- _GIVEN TASK_:
Below are the entries; count the lines in them that contain the word "this" and give only the number.
--- RECORD EXCERPTS ---
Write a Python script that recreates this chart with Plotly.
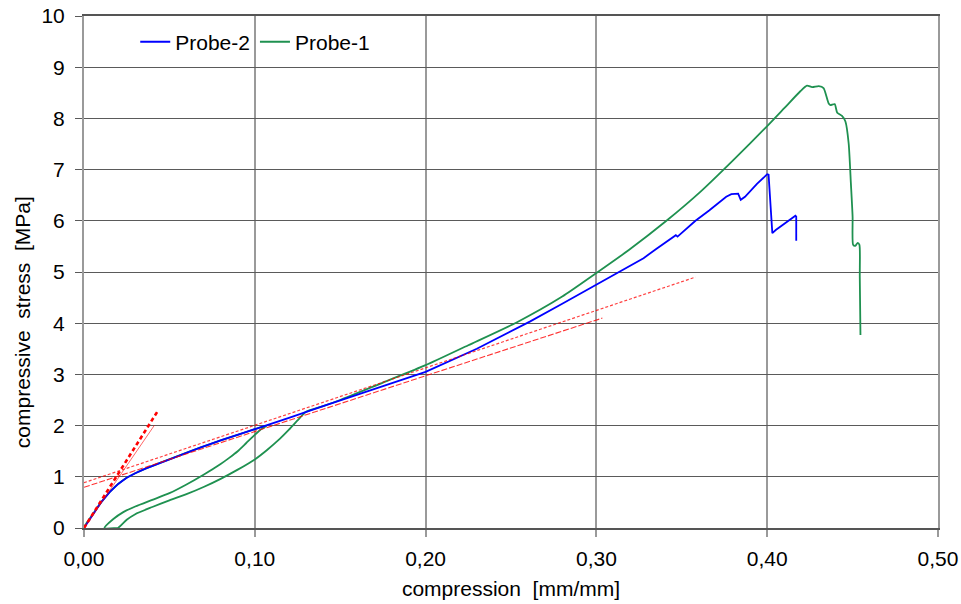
import plotly.graph_objects as go

# ---------------- data ----------------
probe2_x = [0, 0.005, 0.01, 0.015, 0.02, 0.025, 0.03, 0.036, 0.046, 0.056, 0.068, 0.08, 0.09, 0.10, 0.107,
            0.12, 0.14, 0.16, 0.18, 0.20, 0.23, 0.261, 0.28, 0.30, 0.315, 0.3276, 0.335, 0.343, 0.3465,
            0.3475, 0.35, 0.358, 0.366, 0.376, 0.379, 0.383, 0.3845, 0.387, 0.394, 0.400, 0.4008,
            0.403, 0.405, 0.411, 0.4165, 0.417, 0.417]
probe2_y = [0, 0.26, 0.50, 0.70, 0.86, 0.98, 1.07, 1.16, 1.29, 1.42, 1.57, 1.71, 1.82, 1.93, 2.00,
            2.15, 2.38, 2.60, 2.82, 3.05, 3.50, 4.03, 4.38, 4.76, 5.04, 5.27, 5.45, 5.65, 5.72,
            5.69, 5.76, 6.00, 6.20, 6.47, 6.52, 6.53, 6.41, 6.47, 6.72, 6.91, 6.90,
            5.76, 5.82, 5.97, 6.10, 6.08, 5.61]

probe1_x = [0.0198, 0,
            0.005, 0.01, 0.015, 0.02, 0.025, 0.03, 0.036, 0.046, 0.056, 0.068, 0.08, 0.09, 0.10, 0.107,
            0.103, 0.10, 0.095, 0.09, 0.085, 0.08, 0.07, 0.06, 0.05, 0.04, 0.03, 0.023, 0.017, 0.012,
            0.0198, 0.025, 0.03, 0.04, 0.05, 0.06, 0.07, 0.08, 0.09, 0.10, 0.107, 0.1146, 0.12, 0.125, 0.13,
            0.14, 0.15, 0.175, 0.20, 0.225, 0.253, 0.28, 0.30, 0.319, 0.341, 0.361, 0.38, 0.40, 0.41,
            0.4194, 0.4233, 0.4263, 0.4302, 0.433, 0.436, 0.437, 0.4395, 0.441, 0.4438, 0.4458,
            0.4477, 0.449, 0.450, 0.4503, 0.4516, 0.453, 0.454, 0.4542, 0.4546]
probe1_y = [0, 0,
            0.26, 0.50, 0.70, 0.86, 0.98, 1.07, 1.16, 1.29, 1.42, 1.57, 1.71, 1.82, 1.93, 2.00,
            1.91, 1.82, 1.66, 1.50, 1.37, 1.25, 1.04, 0.85, 0.68, 0.55, 0.42, 0.31, 0.17, 0,
            0, 0.16, 0.27, 0.41, 0.54, 0.66, 0.80, 0.96, 1.14, 1.34, 1.52, 1.74, 1.92, 2.10, 2.27,
            2.38, 2.50, 2.84, 3.18, 3.57, 4.01, 4.52, 4.98, 5.43, 6.00, 6.57, 7.18, 7.85, 8.20,
            8.53, 8.64, 8.61, 8.63, 8.59, 8.29, 8.26, 8.28, 8.11, 8.05, 7.94,
            7.51, 6.73, 6.08, 5.53, 5.51, 5.57, 5.53, 4.91, 3.77]

# tangent (modulus) lines
tan_steep1_x = [0, 0.0431]
tan_steep1_y = [0, 2.28]
tan_steep2_x = [0, 0.0413]
tan_steep2_y = [0, 2.01]
tan_flat1_x = [0, 0.358]
tan_flat1_y = [0.885, 4.90]
tan_flat2_x = [0, 0.3035]
tan_flat2_y = [0.795, 4.10]

x_ticks = [0, 0.1, 0.2, 0.3, 0.4, 0.5]
y_ticks = list(range(0, 11))

FONT = "Liberation Sans, Arial, sans-serif"
FS = 21

fig = go.Figure()
fig.add_trace(go.Scatter(x=probe1_x, y=probe1_y, mode="lines", name="Probe-1",
                         line=dict(color="#1F9150", width=1.8, shape="spline", smoothing=0.6),
                         legendrank=2))
fig.add_trace(go.Scatter(x=probe2_x, y=probe2_y, mode="lines", name="Probe-2",
                         line=dict(color="#0000FF", width=1.8), legendrank=1))
fig.add_trace(go.Scatter(x=tan_flat1_x, y=tan_flat1_y, mode="lines", showlegend=False,
                         line=dict(color="rgba(255,0,0,0.75)", width=1.2, dash="3px,2px")))
fig.add_trace(go.Scatter(x=tan_flat2_x, y=tan_flat2_y, mode="lines", showlegend=False,
                         line=dict(color="rgba(255,0,0,0.8)", width=1.1, dash="6px,2px")))
fig.add_trace(go.Scatter(x=tan_steep2_x, y=tan_steep2_y, mode="lines", showlegend=False,
                         line=dict(color="rgba(255,0,0,0.6)", width=1)))
fig.add_trace(go.Scatter(x=tan_steep1_x, y=tan_steep1_y, mode="lines", showlegend=False,
                         line=dict(color="#FF0000", width=2.6, dash="4px,3px")))

fig.update_layout(
    width=961, height=604,
    margin=dict(l=84, r=23, t=16, b=76, autoexpand=False),
    paper_bgcolor="white", plot_bgcolor="white",
    separators=",.",
    font=dict(family=FONT, size=FS, color="black"),
    showlegend=True,
    legend=dict(orientation="h", x=0.06, y=0.949, xanchor="left", yanchor="middle",
                bgcolor="rgba(0,0,0,0)", font=dict(size=FS), itemwidth=30,
                traceorder="normal"),
    xaxis=dict(range=[0, 0.5], tickvals=x_ticks, tickformat=".2f", automargin=False,
               showgrid=True, gridcolor="#9a9a9a", gridwidth=2,
               showline=True, linecolor="#555555", linewidth=1.5, mirror=True,
               ticks="outside", ticklen=7, tickcolor="#9a9a9a", tickwidth=1.5,
               zeroline=False, ticklabelstandoff=4,
               title=dict(text="compression  [mm/mm]", font=dict(size=FS), standoff=12)),
    yaxis=dict(range=[0, 10], tickvals=y_ticks, automargin=False,
               showgrid=True, gridcolor="#5a5a5a", gridwidth=1.2,
               showline=True, linecolor="#9a9a9a", linewidth=2, mirror=True,
               ticks="outside", ticklen=7, tickcolor="#5a5a5a", tickwidth=1.2,
               zeroline=False, ticklabelstandoff=6),
    annotations=[dict(text="compressive  stress  [MPa]", textangle=-90,
                      xref="paper", yref="paper", x=-0.0726, y=0.402,
                      xanchor="center", yanchor="middle", showarrow=False,
                      font=dict(size=FS, family=FONT, color="black"))],
)

fig.write_html("out.html")
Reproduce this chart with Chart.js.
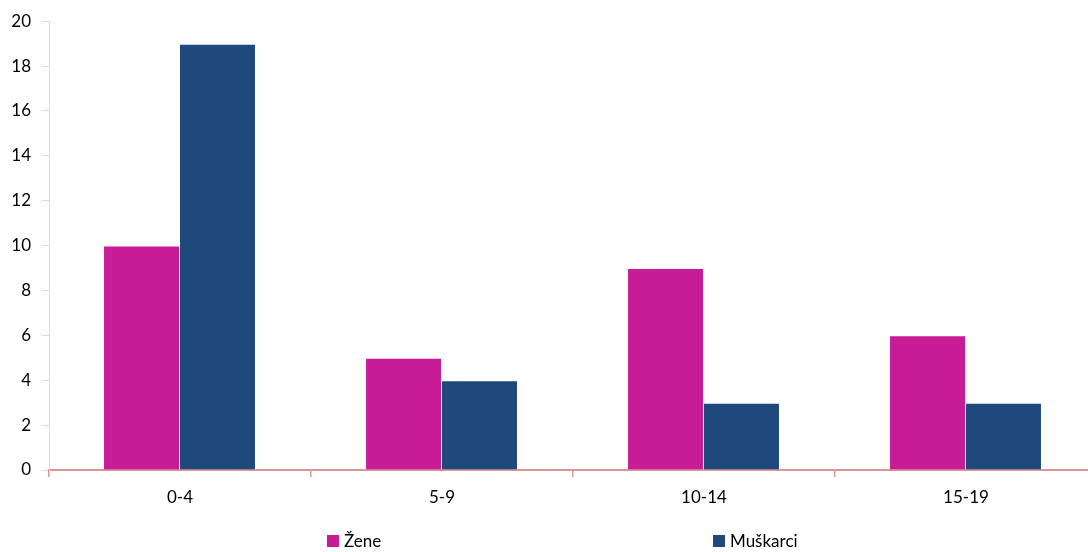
<!DOCTYPE html>
<html>
<head>
<meta charset="utf-8">
<script src="https://cdn.jsdelivr.net/npm/chart.js@4/dist/chart.umd.min.js"></script>
<style>
  html, body { margin: 0; padding: 0; background: #fff; overflow: hidden; width: 1088px; height: 552px; }
  #wrap { position: absolute; left: 0; top: 0; width: 1100px; height: 552px; }
  .leg { position: absolute; top: 530px; font-family: Lato, "Open Sans", sans-serif; font-size: 17px; color: #000; display: flex; align-items: center; }
  .leg i { display: inline-block; width: 12px; height: 12px; margin-right: 5px; }
</style>
</head>
<body>
<div id="wrap"><canvas id="c"></canvas></div>
<div class="leg" style="left:327px;"><i style="background:#C71C96"></i><span>Žene</span></div>
<div class="leg" style="left:713px;"><i style="background:#1F497D"></i><span>Muškarci</span></div>
<script>
const categories = ['0-4', '5-9', '10-14', '15-19'];
const zene = [10, 5, 9, 6];
const muskarci = [19, 4, 3, 3];
const yTicks = [0, 2, 4, 6, 8, 10, 12, 14, 16, 18, 20];

const edge = { top: 1, right: 1, bottom: 0, left: 0 };
new Chart(document.getElementById('c'), {
  type: 'bar',
  data: {
    labels: categories,
    datasets: [
      { label: 'Žene', data: zene, backgroundColor: '#C71C96', borderColor: 'rgba(255,255,255,0.35)', borderWidth: edge, borderSkipped: false, categoryPercentage: 0.58, barPercentage: 1 },
      { label: 'Muškarci', data: muskarci, backgroundColor: '#1F497D', borderColor: 'rgba(255,255,255,0.35)', borderWidth: edge, borderSkipped: false, categoryPercentage: 0.58, barPercentage: 1 }
    ]
  },
  options: {
    responsive: true,
    maintainAspectRatio: false,
    animation: false,
    layout: { padding: { top: 20, right: 3, bottom: 42, left: 0 } },
    plugins: { legend: { display: false }, tooltip: { enabled: false } },
    scales: {
      x: {
        grid: { offset: true, drawOnChartArea: false, drawTicks: true, tickLength: 7, color: '#D99694', lineWidth: 1.5 },
        border: { color: '#D99694', width: 2 },
        ticks: { color: '#000', font: { family: 'Lato', size: 17 }, padding: 10 },
        afterFit: s => { s.height = 40; }
      },
      y: {
        min: 0, max: 20,
        afterBuildTicks: s => { s.ticks = yTicks.map(v => ({ value: v })); },
        grid: { drawOnChartArea: false, drawTicks: true, tickLength: 7, color: '#F2D0D3' },
        border: { color: '#F2D0D3', width: 1 },
        ticks: { color: '#000', font: { family: 'Lato', size: 17 }, padding: 11 },
        afterFit: s => { s.width = 49; }
      }
    }
  }
});
</script>
</body>
</html>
---
- _SOLVED PROBLEM_:
2